Run Environment & Game Shape

This game has a specific shape to it: Milwaukee scores early and often against Freeland, Colorado hangs around long enough to keep things interesting, and the back-end bullpens on both sides allow the run total to accumulate rather than compress. The Brewers have scored nine and seven runs in the first two games of this series — that’s 16 runs in two games at this park, against this pitching staff. Even accounting for the fact that Drohan is better than what Colorado threw out Friday and Saturday, the Rockies offense — Goodman at .449 xwOBA, Johnston hitting .312, McCarthy at .360 xwOBA — isn’t going quietly, particularly with a 1.38 park factor amplifying every mistake.
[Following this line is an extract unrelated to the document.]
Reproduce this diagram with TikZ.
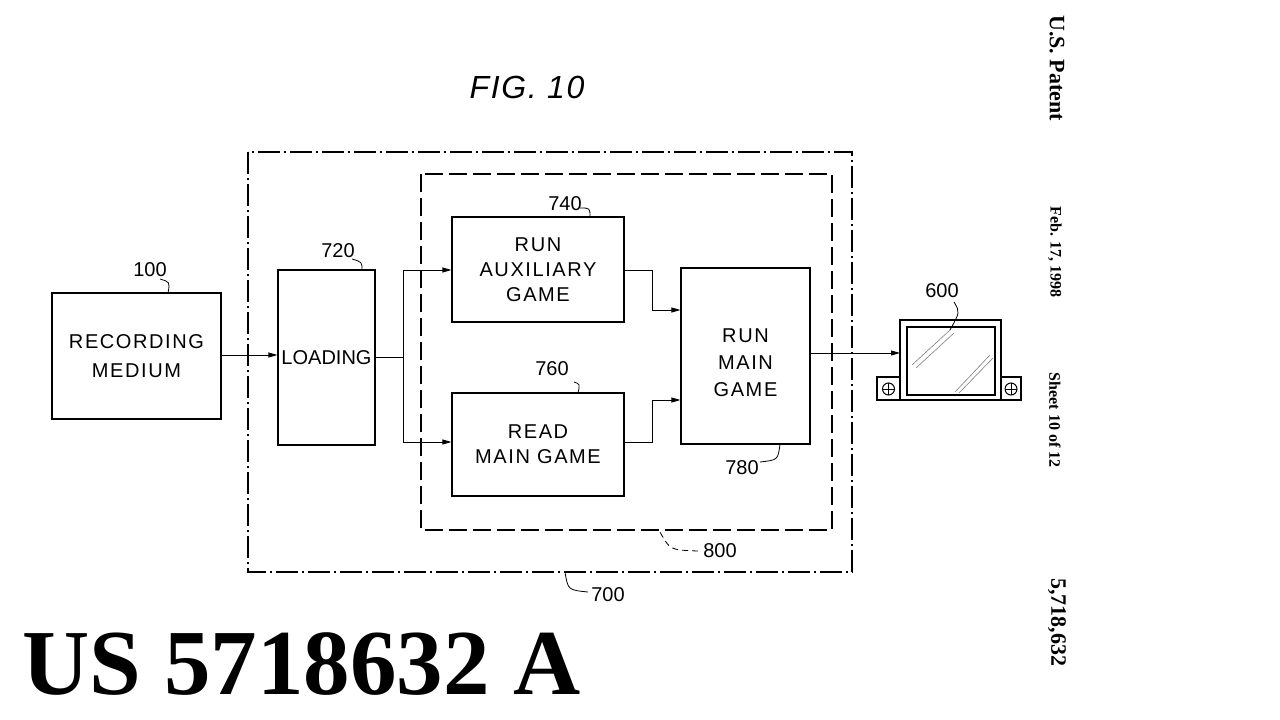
\documentclass[tikz,border=0pt]{standalone}
\usepackage{fontspec}
\setmainfont{Liberation Sans}
\newfontfamily\seriff{Liberation Serif}
\usetikzlibrary{arrows.meta}
\begin{document}
\begin{tikzpicture}[x=1pt,y=-1pt,
  boxfont/.style={font=\fontsize{20}{25}\selectfont\addfontfeatures{LetterSpace=8}},
  box/.style={draw,line width=1.2pt,inner sep=0pt,align=center,boxfont},
  arr/.style={line width=0.8pt,-{Triangle[length=9pt,width=5pt]}},
  ln/.style={line width=0.8pt},
  lab/.style={font=\fontsize{20}{22}\selectfont}]
\useasboundingbox (0,0) rectangle (1280,720);
\fill[white] (0,0) rectangle (1280,720);
% containers
\draw[line width=1.1pt,dash pattern=on 22pt off 4pt on 2pt off 4pt] (248,152) rectangle (852,572);
\draw[line width=1.1pt,dash pattern=on 18pt off 6pt] (421,174) rectangle (832,530);
% boxes
\node[box,minimum width=169pt,minimum height=126pt] (rm) at (136.5,356) {RECORDING\\[4pt]MEDIUM};
\node[box,minimum width=97pt,minimum height=175pt] (ld) at (326.5,357.5) {\addfontfeatures{LetterSpace=0}LOADING};
\node[box,minimum width=172pt,minimum height=105pt] (aux) at (538,269.5) {RUN\\AUXILIARY\\GAME};
\node[box,minimum width=172pt,minimum height=103pt] (rd) at (538,444.5) {READ\\MAIN GAME};
\node[box,minimum width=129pt,minimum height=176pt,
  label={[align=center,boxfont,yshift=-7pt]center:{RUN\\[2pt]MAIN\\[2pt]GAME}}] (mg) at (745.5,356) {};
% monitor
\draw[line width=1.3pt] (900,320) rectangle (1001,400);
\draw[line width=2pt,fill=white] (907,327) rectangle (995,395);
\draw[line width=1.2pt] (877,377) rectangle (900,400);
\draw[line width=1.2pt] (1001,377) rectangle (1021,400);
\node[draw,circle,minimum size=12pt,inner sep=0pt,line width=1pt,
  path picture={\draw[line width=0.4pt] (path picture bounding box.north) -- (path picture bounding box.south) (path picture bounding box.west) -- (path picture bounding box.east);}] (spl) at (888.5,389) {};
\node[draw,circle,minimum size=12pt,inner sep=0pt,line width=1pt,
  path picture={\draw[line width=0.4pt] (path picture bounding box.north) -- (path picture bounding box.south) (path picture bounding box.west) -- (path picture bounding box.east);}] (spr) at (1011,389) {};
\draw[gray,line width=0.6pt] (912,365) -- (950,330) (916,368) -- (954,333) (955,392) -- (990,355) (959,393) -- (993,358);
\coordinate (mon) at (900,353);
% connectors
\coordinate (sp) at (403,357);
\draw[arr] (rm.east |- 0,355) -- (ld.west |- 0,355);
\draw[ln] (ld.east |- sp) -- (sp);
\draw[arr] (sp) |- (aux.west |- 0,270);
\draw[arr] (sp) |- (rd.west |- 0,442);
\draw[arr] (aux.east |- 0,270) -- (652,270) |- (mg.west |- 0,310);
\draw[arr] (rd.east |- 0,442) -- (652,442) |- (mg.west |- 0,400);
\draw[arr] (mg.east |- mon) -- (mon);
% labels
\node[lab] (l100) at (150,270) {100};
\draw[ln] (160,279) .. controls (170,282) .. (168,293);
\node[lab] (l720) at (338,251) {720};
\draw[ln] (352,259) .. controls (362,262) .. (362,270);
\node[lab] (l740) at (565,204) {740};
\draw[ln] (580,208) .. controls (590,208) .. (590,217);
\node[lab] (l760) at (552,369) {760};
\draw[ln] (574,382) .. controls (580,384) .. (578,393);
\node[lab] (l780) at (742,468) {780};
\draw[ln] (760,462) .. controls (778,460) .. (780,444);
\node[lab] (l800) at (720,551) {800};
\draw[ln,dash pattern=on 6pt off 4pt] (698,551) .. controls (670,550) .. (660,532);
\node[lab] (l700) at (608,595) {700};
\draw[ln] (588,592) .. controls (568,590) .. (565,572);
\node[lab] (l600) at (942,291) {600};
\draw[ln] (954,302) .. controls (960,312) .. (950,330);
\node[font=\fontsize{32}{34}\selectfont\itshape\addfontfeatures{LetterSpace=5}] (fig) at (527,87) {FIG. 10};
% patent texts
\node[font=\seriff\bfseries\fontsize{22}{24}\selectfont,rotate=-90] (p1) at (1057,68) {U.S. Patent};
\node[font=\seriff\bfseries\fontsize{16}{18}\selectfont,rotate=-90] (p2) at (1055,252) {Feb. 17, 1998};
\node[font=\seriff\bfseries\fontsize{16}{18}\selectfont,rotate=-90] (p3) at (1055,420) {Sheet 10 of 12};
\node[font=\seriff\bfseries\fontsize{22}{24}\selectfont,rotate=-90] (p4) at (1057,622) {5,718,632};
\node[font=\seriff\bfseries\fontsize{93}{95}\selectfont,anchor=west,inner sep=0pt] (us) at (22,664) {US 5718632 A};
\end{tikzpicture}
\end{document}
The projection of 12.8 total runs isn’t a stretch — it’s the math of combining a legitimately hittable Freeland start (his WHIP alone at 1.708 guarantees traffic) with a Milwaukee offense hitting .248/.337/.374 as a unit and a Colorado lineup that, even without Moniak and Brenton Doyle, has the pop to exploit a short porch and thin air. The market’s 12 feels like it’s giving too much credit to Freeland simply because Drohan is good. But averaging a good starter with a bad one doesn’t work when the bad one is pitching at Coors Field. The over at -115 is the number I want.

The Pick

Over 12 (-115) | 2 Units | Moderate Confidence

Freeland’s arsenal gets destroyed in any park — at Coors Field, with a 1.38 run factor and a depleted Colorado bullpen behind him, the path to 12 combined runs is the path of least resistance. The play is Over 12 at -115, 2 units.